IT systems administrators don’t get the starring roles in Hollywood police dramas. But in real-world law enforcement agencies, they’ve been drawing praise for boosting the productivity of workers in more familiar jobs, from beat cops to special investors and supervisors.
The Federal Law Enforcement Training Center, the FBI and numerous county sheriff departments have recently adopted VDI. The agencies are looking to enhance mobility and streamline systems management for their workforces. So far, VDI is enabling those benefits and more, such as better security and lower costs.
“For every person we gave it to, three more wanted it,” said Anthony Olivieri, chief technology officer for Montgomery County, a populous county in suburban Philadelphia that recently deployed a VDI system for its juvenile probation office and sheriff’s department. VDI was selected for its central administration and management benefits, especially important as the county supports more than 200 software vendors.
The probation team was one of the early beneficiaries of VDI: the group was relocating to temporary offices and needed a system for remote access. After a short time, the number of daily in-person visits by probation officers increased by 40%, as staffers were now able to input and access data on the road rather than returning to the office. The county sheriff’s department reported a ten-fold increase in warrants served per day, from detectives gaining anytime remote access to databases and case information.

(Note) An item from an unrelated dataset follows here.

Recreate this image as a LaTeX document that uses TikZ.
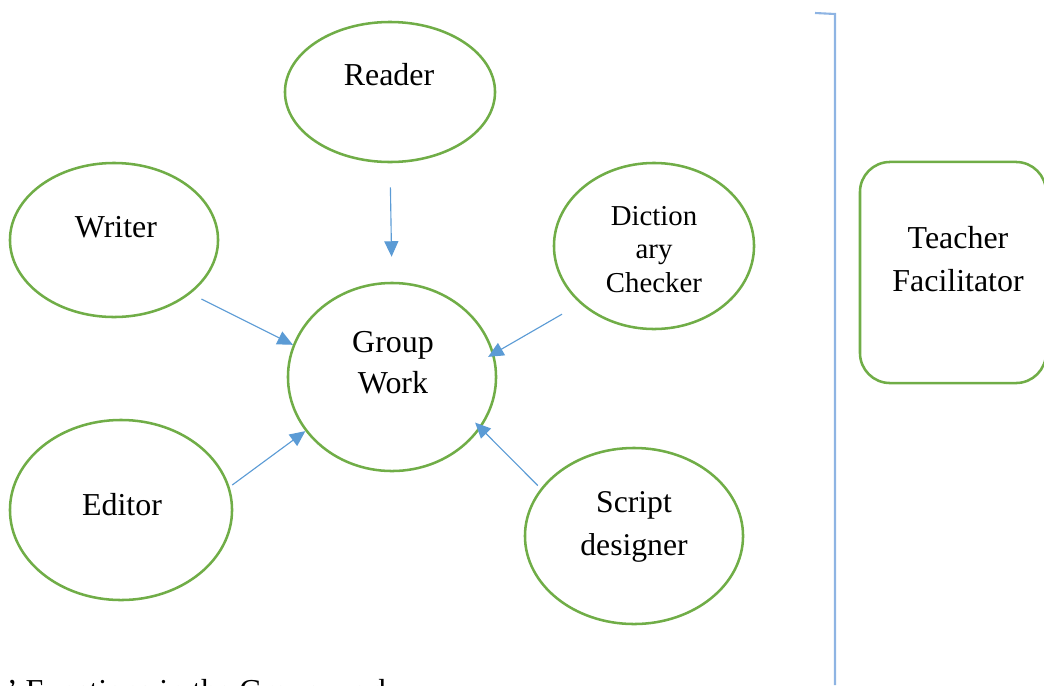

Two thousand miles away, one of the nation’s most populous counties is using VDI to help 911 dispatchers. Arizona’s Maricopa County, which covers the city of Phoenix and environs, upgraded to VDI two years ago during a move to a new dispatch center with approximately 100 desktops. The county wanted to reduce downtime, cut maintenance costs and increase data security, says Chip Lemons, senior systems administrator for the county. Previously, the county was using standard PCs for its dispatchers.
Maricopa decided to implement two virtual desktops per dispatcher: one dedicated to the dispatch application and another for office productivity apps, such as email and Internet. The dual desktop setup is a better way to protect sensitive data in the 911 system from web-based attacks, according to Lemons. The VDI deployment has also enabled the county to be more secure, by installing new software and updates from a centralized location; that’s also cut labor requirements and eliminated interruptions for dispatchers.
At the Federal Law Enforcement Training Center (FLETC) in Glynco, Georgia, IT administrators oversee a network serving around 60,000 students per year. FLETC decided that VDI would allow for faster classroom setup and better information security. Today, a typical classroom has 30 to 45 computers, all networked with the instructor’s projector-connected PC. Students access course material with a log-in ID. After class is over, administrators can quickly reset computers for the next training session.
The most extensive law enforcement adoption of VDI is at the FBI: a massive deployment for 55,000 employees to the tune of a $28 million investment. The virtual desktop infrastructure assigns information access according to an employee’s security clearance.
During testimony to Congress in October 2015, FBI Director James Comey cast the VDI adoption plans as part of a broader strategy to design information technology that “provides information to operational employees rather than forcing employees to conform to the tools available.” IT equipment must be reliable, accessible and as close to where the work is performed as possible, Comey says.